About 40,000 of these visas are available annually, a cap that has remained unchanged since 1990. As a result, the backlog keeps growing, making it increasingly difficult to bring in nurses fast enough to fill the existing gaps in the nursing workforce. A couple years ago, nurses from certain countries could start working in the U.S. within 18 months of starting their green card process, but now the process takes closer to two and a half years.
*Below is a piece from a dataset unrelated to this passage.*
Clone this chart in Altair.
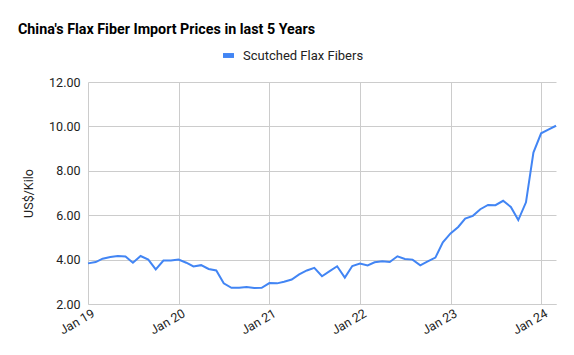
import altair as alt
import pandas as pd

series_name = "Scutched Flax Fibers"
months = [d.strftime("%Y-%m-%d") for d in pd.date_range("2019-01-01", periods=63, freq="MS")]
values = [
    3.83, 3.89, 4.04, 4.12, 4.16, 4.14, 3.86, 4.16, 4.00, 3.56, 3.96, 3.96,
    4.00, 3.86, 3.69, 3.75, 3.58, 3.51, 2.93, 2.73, 2.73, 2.76, 2.72, 2.73,
    2.94, 2.93, 3.00, 3.10, 3.33, 3.51, 3.63, 3.25, 3.48, 3.70, 3.19, 3.71,
    3.82, 3.74, 3.88, 3.92, 3.89, 4.15, 4.03, 4.00, 3.74, 3.92, 4.09, 4.78,
    5.18, 5.47, 5.85, 5.97, 6.27, 6.46, 6.45, 6.65, 6.37, 5.78, 6.58, 8.82,
    9.69, 9.87, 10.03,
]
y_ticks = [2, 4, 6, 8, 10, 12]
x_tick_years = [2019, 2020, 2021, 2022, 2023, 2024]

df = pd.DataFrame({"month": months, "price": values, "series": series_name})

FONT = "Roboto"
x_vals = [alt.DateTime(year=y, month=1, date=1, utc=True) for y in x_tick_years]

chart = (
    alt.Chart(df)
    .mark_line(strokeWidth=2)
    .encode(
        x=alt.X(
            "month:T",
            scale=alt.Scale(
                type="utc",
                domain=[alt.DateTime(year=2019, month=1, date=1, utc=True),
                        alt.DateTime(year=2024, month=3, date=1, utc=True)],
                nice=False,
            ),
            axis=alt.Axis(
                title=None,
                values=x_vals,
                format="%b %y",
                labelAngle=330,
                labelAlign="right",
                labelBaseline="middle",
                labelPadding=8,
                labelOffset=5,
                ticks=False,
                grid=True,
                gridColor="#cccccc",
                domainColor="#cccccc",
                labelFont=FONT,
                labelFontSize=12.5,
                labelColor="#222222",
            ),
        ),
        y=alt.Y(
            "price:Q",
            scale=alt.Scale(domain=[2, 12], nice=False, zero=False),
            axis=alt.Axis(
                title="US$/Kilo",
                values=y_ticks,
                format=".2f",
                ticks=False,
                domain=False,
                grid=True,
                gridColor="#cccccc",
                labelPadding=8,
                labelFont=FONT,
                labelFontSize=12.5,
                labelColor="#222222",
                titleFont=FONT,
                titleFontSize=12.5,
                titleFontWeight="normal",
                titleColor="#222222",
                titleX=-60,
                titleY=111,
                titleAlign="center",
                titleBaseline="middle",
                titleAngle=270,
            ),
        ),
        color=alt.Color(
            "series:N",
            scale=alt.Scale(domain=[series_name], range=["#4285F4"]),
            legend=alt.Legend(
                title=None,
                orient="none",
                legendX=134,
                legendY=-33,
                symbolType="M-1,-0.45H1V0.45H-1Z",
                symbolSize=120,
                symbolFillColor="#4285F4",
                symbolStrokeWidth=0,
                labelOffset=8,
                labelFont=FONT,
                labelFontSize=13,
                labelColor="#222222",
            ),
        ),
    )
    .properties(
        width=468,
        height=222,
        title=alt.TitleParams(
            "China's Flax Fiber Import Prices in last 5 Years",
            anchor="start",
            frame="group",
            font=FONT,
            fontSize=14.3,
            fontWeight="bold",
            color="#000000",
            dx=-70,
            offset=12,
        ),
        autosize=alt.AutoSizeParams(type="none"),
        padding={"left": 88, "top": 82, "right": 18, "bottom": 51},
    )
    .configure_view(stroke=None)
)

chart.save("out.html", embed_options={"renderer": "svg", "actions": False})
A coalition of healthcare groups is supporting a bipartisan bill that would open up 25,000 employment-based visas for nurses by reclaiming unused green cards. However, the bill has not progressed since its introduction in November, and there is little expectation that the current Congress will take up immigration legislation. The Biden administration could also expand nurses' eligibility for H-1B visas, which are reserved for jobs requiring at least a bachelor's degree, though these visas have their own limitations.


Ultimately, while international nurses are not a "silver bullet" to solving the workforce crisis, streamlining the immigration system for healthcare workers could help tap into a global talent pool and bolster the nursing workforce, especially in rural areas where the shortage is more acute.